Reflecting more on our recent trip to Paris, I think it is worth mentioning that the doors on the Metro may not behave as you expect. The doors on the light rail in Denver will not close if someone is in them. If you put something in their path when they are already closing, they will spring open. The doors to the Paris Metro do not behave this way.
Now, I know that one is not supposed to try to hold these doors open. I know this. There are signs posted everywhere and announcements regularly request this. However, this is also the case in Denver. People hold the doors there too.
At one point, my wife and I were coming up the stairs to catch one of the Metro lines. My wife says: “We’re going to miss it” because it was about to depart. Thinking she wanted to try to catch it anyway, I ran up ahead of her and got on the car, intending to hold the door for her. She chased after me and I backed up as she was hopping on. The doors, along with a set of safety barricades in front of the doors, closed on her.

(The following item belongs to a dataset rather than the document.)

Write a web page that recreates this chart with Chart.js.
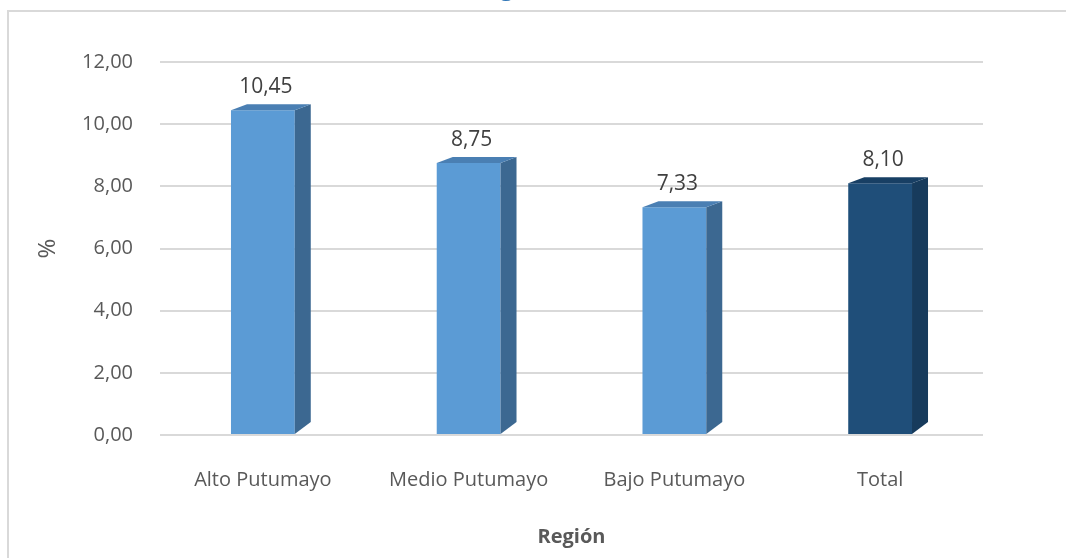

They did not immediately open.
In fact, she had to pry them open from within. This required some amount of force. Someone was about to get up to help us, but by that point she already forced them open. My wife is not a weakling.
My wife was ticked at me.
Apparently, my wife had merely been remarking that we were about to miss that particular Metro. She was fine with this, merely stating it aloud. She intended to take the next train, which would doubtlessly be along within ten minutes or so. She did not intend for me to run for the train, causing her to be caught in the door and risking me being lost in Paris if she didn’t.
It wouldn’t have been such a big problem if the Metro doors there behaved like the light rail doors do here. However, they do not.
My wife has not let me forget this particular error as of yet.